§ Objective: Examine the records and identify each line that includes the string "this". Copy those lines.
— start —
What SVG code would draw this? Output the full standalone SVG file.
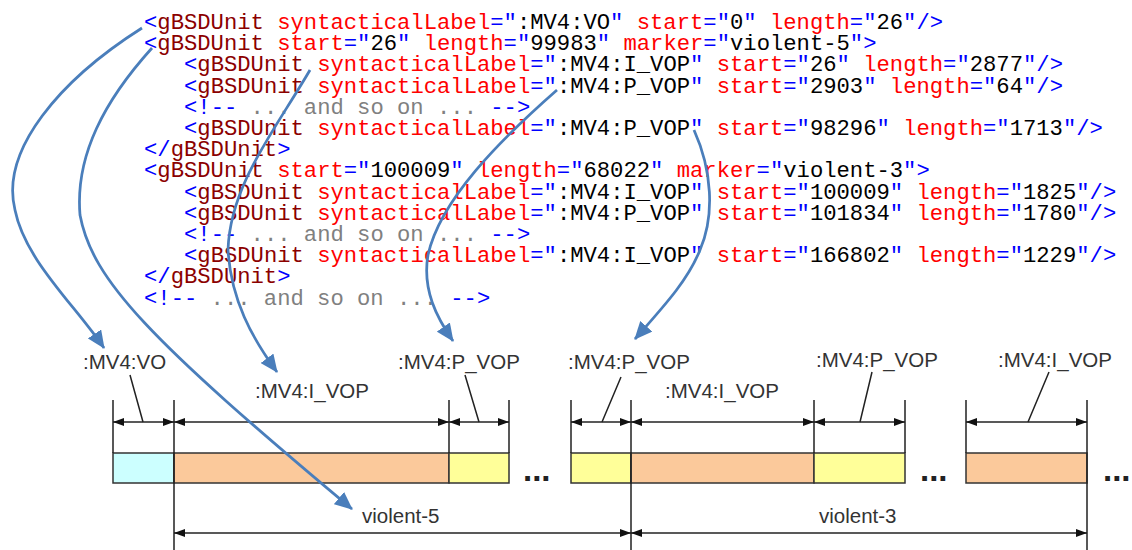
<svg xmlns="http://www.w3.org/2000/svg" width="1132" height="550" viewBox="0 0 1132 550">
  <defs>
    <style>
      .code { font-family: "Liberation Mono", "DejaVu Sans Mono", monospace; font-size: 22.2px; fill: #000; }
      .d { fill: #0000ff; }
      .e { fill: #8b0000; }
      .a { fill: #ff0000; }
      .c { fill: #808080; }
      .lbl { font-family: "Liberation Sans", Arial, sans-serif; font-size: 20.5px; fill: #333; }
      .dots { font-family: "Liberation Sans", Arial, sans-serif; font-size: 33px; font-weight: bold; fill: #222; }
      .seg { stroke: #333; stroke-width: 1.5; }
      .vo { fill: #ccffff; }
      .ivop { fill: #fbc99b; }
      .pvop { fill: #ffff99; }
      .tick { stroke: #222; stroke-width: 1.5; fill: none; }
      .dim { stroke: #222; stroke-width: 1.5; fill: none; marker-start: url(#dimhead); marker-end: url(#dimhead); }
      .lead { stroke: #222; stroke-width: 1.5; fill: none; }
      .link { stroke: #4a7ebb; stroke-width: 2.75; fill: none; marker-end: url(#linkhead); }
    </style>
    <marker id="dimhead" markerUnits="userSpaceOnUse" markerWidth="11" markerHeight="8" refX="11" refY="4" orient="auto-start-reverse">
      <path d="M0,0 L11,4 L0,8 z" fill="#111"/>
    </marker>
    <marker id="linkhead" markerUnits="userSpaceOnUse" markerWidth="18" markerHeight="16" refX="17" refY="8" orient="auto">
      <path d="M0,0 L18,8 L0,16 z" fill="#4a7ebb"/>
    </marker>
  </defs>

  <rect width="1132" height="550" fill="#fff"/>

  <!-- gBSD listing -->
  <g id="code" class="code" xml:space="preserve">
    <text x="144" y="29"><tspan class="d">&lt;</tspan><tspan class="e">gBSDUnit</tspan> <tspan class="a">syntacticalLabel</tspan><tspan class="d">="</tspan>:MV4:VO<tspan class="d">"</tspan> <tspan class="a">start</tspan><tspan class="d">="</tspan>0<tspan class="d">"</tspan> <tspan class="a">length</tspan><tspan class="d">="</tspan>26<tspan class="d">"/&gt;</tspan></text>
    <text x="144" y="50.2"><tspan class="d">&lt;</tspan><tspan class="e">gBSDUnit</tspan> <tspan class="a">start</tspan><tspan class="d">="</tspan>26<tspan class="d">"</tspan> <tspan class="a">length</tspan><tspan class="d">="</tspan>99983<tspan class="d">"</tspan> <tspan class="a">marker</tspan><tspan class="d">="</tspan>violent-5<tspan class="d">"&gt;</tspan></text>
    <text x="184" y="71.4"><tspan class="d">&lt;</tspan><tspan class="e">gBSDUnit</tspan> <tspan class="a">syntacticalLabel</tspan><tspan class="d">="</tspan>:MV4:I_VOP<tspan class="d">"</tspan> <tspan class="a">start</tspan><tspan class="d">="</tspan>26<tspan class="d">"</tspan> <tspan class="a">length</tspan><tspan class="d">="</tspan>2877<tspan class="d">"/&gt;</tspan></text>
    <text x="184" y="92.6"><tspan class="d">&lt;</tspan><tspan class="e">gBSDUnit</tspan> <tspan class="a">syntacticalLabel</tspan><tspan class="d">="</tspan>:MV4:P_VOP<tspan class="d">"</tspan> <tspan class="a">start</tspan><tspan class="d">="</tspan>2903<tspan class="d">"</tspan> <tspan class="a">length</tspan><tspan class="d">="</tspan>64<tspan class="d">"/&gt;</tspan></text>
    <text x="184" y="113.8"><tspan class="d">&lt;!--</tspan> <tspan class="c">... and so on ...</tspan> <tspan class="d">--&gt;</tspan></text>
    <text x="184" y="135"><tspan class="d">&lt;</tspan><tspan class="e">gBSDUnit</tspan> <tspan class="a">syntacticalLabel</tspan><tspan class="d">="</tspan>:MV4:P_VOP<tspan class="d">"</tspan> <tspan class="a">start</tspan><tspan class="d">="</tspan>98296<tspan class="d">"</tspan> <tspan class="a">length</tspan><tspan class="d">="</tspan>1713<tspan class="d">"/&gt;</tspan></text>
    <text x="144" y="156.2"><tspan class="d">&lt;/</tspan><tspan class="e">gBSDUnit</tspan><tspan class="d">&gt;</tspan></text>
    <text x="144" y="177.4"><tspan class="d">&lt;</tspan><tspan class="e">gBSDUnit</tspan> <tspan class="a">start</tspan><tspan class="d">="</tspan>100009<tspan class="d">"</tspan> <tspan class="a">length</tspan><tspan class="d">="</tspan>68022<tspan class="d">"</tspan> <tspan class="a">marker</tspan><tspan class="d">="</tspan>violent-3<tspan class="d">"&gt;</tspan></text>
    <text x="184" y="198.6"><tspan class="d">&lt;</tspan><tspan class="e">gBSDUnit</tspan> <tspan class="a">syntacticalLabel</tspan><tspan class="d">="</tspan>:MV4:I_VOP<tspan class="d">"</tspan> <tspan class="a">start</tspan><tspan class="d">="</tspan>100009<tspan class="d">"</tspan> <tspan class="a">length</tspan><tspan class="d">="</tspan>1825<tspan class="d">"/&gt;</tspan></text>
    <text x="184" y="219.8"><tspan class="d">&lt;</tspan><tspan class="e">gBSDUnit</tspan> <tspan class="a">syntacticalLabel</tspan><tspan class="d">="</tspan>:MV4:P_VOP<tspan class="d">"</tspan> <tspan class="a">start</tspan><tspan class="d">="</tspan>101834<tspan class="d">"</tspan> <tspan class="a">length</tspan><tspan class="d">="</tspan>1780<tspan class="d">"/&gt;</tspan></text>
    <text x="184" y="241"><tspan class="d">&lt;!--</tspan> <tspan class="c">... and so on ...</tspan> <tspan class="d">--&gt;</tspan></text>
    <text x="184" y="262.2"><tspan class="d">&lt;</tspan><tspan class="e">gBSDUnit</tspan> <tspan class="a">syntacticalLabel</tspan><tspan class="d">="</tspan>:MV4:I_VOP<tspan class="d">"</tspan> <tspan class="a">start</tspan><tspan class="d">="</tspan>166802<tspan class="d">"</tspan> <tspan class="a">length</tspan><tspan class="d">="</tspan>1229<tspan class="d">"/&gt;</tspan></text>
    <text x="144" y="283.4"><tspan class="d">&lt;/</tspan><tspan class="e">gBSDUnit</tspan><tspan class="d">&gt;</tspan></text>
    <text x="144" y="304.6"><tspan class="d">&lt;!--</tspan> <tspan class="c">... and so on ...</tspan> <tspan class="d">--&gt;</tspan></text>
  </g>

  <!-- bitstream segments -->
  <g id="seg-vo"><rect class="seg vo" x="113" y="453" width="61" height="30"/></g>
  <g id="seg-ivop-1"><rect class="seg ivop" x="174" y="453" width="275" height="30"/></g>
  <g id="seg-pvop-1"><rect class="seg pvop" x="449" y="453" width="60" height="30"/></g>
  <g id="seg-pvop-2"><rect class="seg pvop" x="571" y="453" width="60" height="30"/></g>
  <g id="seg-ivop-2"><rect class="seg ivop" x="631" y="453" width="183" height="30"/></g>
  <g id="seg-pvop-3"><rect class="seg pvop" x="814" y="453" width="91" height="30"/></g>
  <g id="seg-ivop-3"><rect class="seg ivop" x="966" y="453" width="121" height="30"/></g>

  <g id="ellipses">
    <text class="dots" x="523" y="481">...</text>
    <text class="dots" x="920" y="481">...</text>
    <text class="dots" x="1103" y="481">...</text>
  </g>

  <!-- extension lines and dimension arrows -->
  <g id="dimensions">
    <path class="tick" d="M113,400V453 M449,400V453 M509,400V453 M571,400V453 M814,400V453 M905,400V453 M966,400V453"/>
    <path class="tick" d="M174,400V550 M631,400V550 M1087,400V550"/>
    <line class="dim" x1="113" y1="422" x2="174" y2="422"/>
    <line class="dim" x1="174" y1="422" x2="449" y2="422"/>
    <line class="dim" x1="449" y1="422" x2="509" y2="422"/>
    <line class="dim" x1="571" y1="422" x2="631" y2="422"/>
    <line class="dim" x1="631" y1="422" x2="814" y2="422"/>
    <line class="dim" x1="814" y1="422" x2="905" y2="422"/>
    <line class="dim" x1="966" y1="422" x2="1087" y2="422"/>
    <line class="dim" x1="174" y1="533" x2="631" y2="533"/>
    <line class="dim" x1="631" y1="533" x2="1087" y2="533"/>
    <path class="lead" d="M130,375L143,422 M465,375L479,422 M621,377L602,422 M872,372L860,422 M1049,372L1028,422"/>
  </g>

  <g id="labels" class="lbl">
    <text x="83" y="369">:MV4:VO</text>
    <text x="255" y="398">:MV4:I_VOP</text>
    <text x="398" y="369">:MV4:P_VOP</text>
    <text x="568" y="369">:MV4:P_VOP</text>
    <text x="665" y="398">:MV4:I_VOP</text>
    <text x="816" y="367">:MV4:P_VOP</text>
    <text x="998" y="367">:MV4:I_VOP</text>
    <text x="362" y="523">violent-5</text>
    <text x="819" y="523">violent-3</text>
  </g>

  <!-- links from listing entries to segments -->
  <g id="connectors">
    <path class="link" d="M142,28 C60,80 0,150 15,210 C25,260 75,305 104,348"/>
    <path class="link" d="M152,48 C105,100 75,155 80,215 C92,280 150,340 352,509"/>
    <path class="link" d="M310,70 C275,130 230,185 228,250 C231,300 252,338 277,372"/>
    <path class="link" d="M557,90 C500,140 440,200 428,255 C422,290 437,318 453,341"/>
    <path class="link" d="M694,130 C712,170 715,215 700,250 C688,280 665,305 635,339"/>
  </g>
</svg>
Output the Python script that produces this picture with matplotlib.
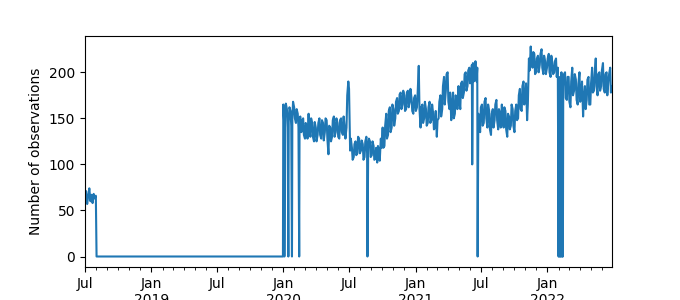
— end —
§ The reply:
What SVG code would draw this? Output the full standalone SVG file.
Output the Python script that produces this picture with matplotlib.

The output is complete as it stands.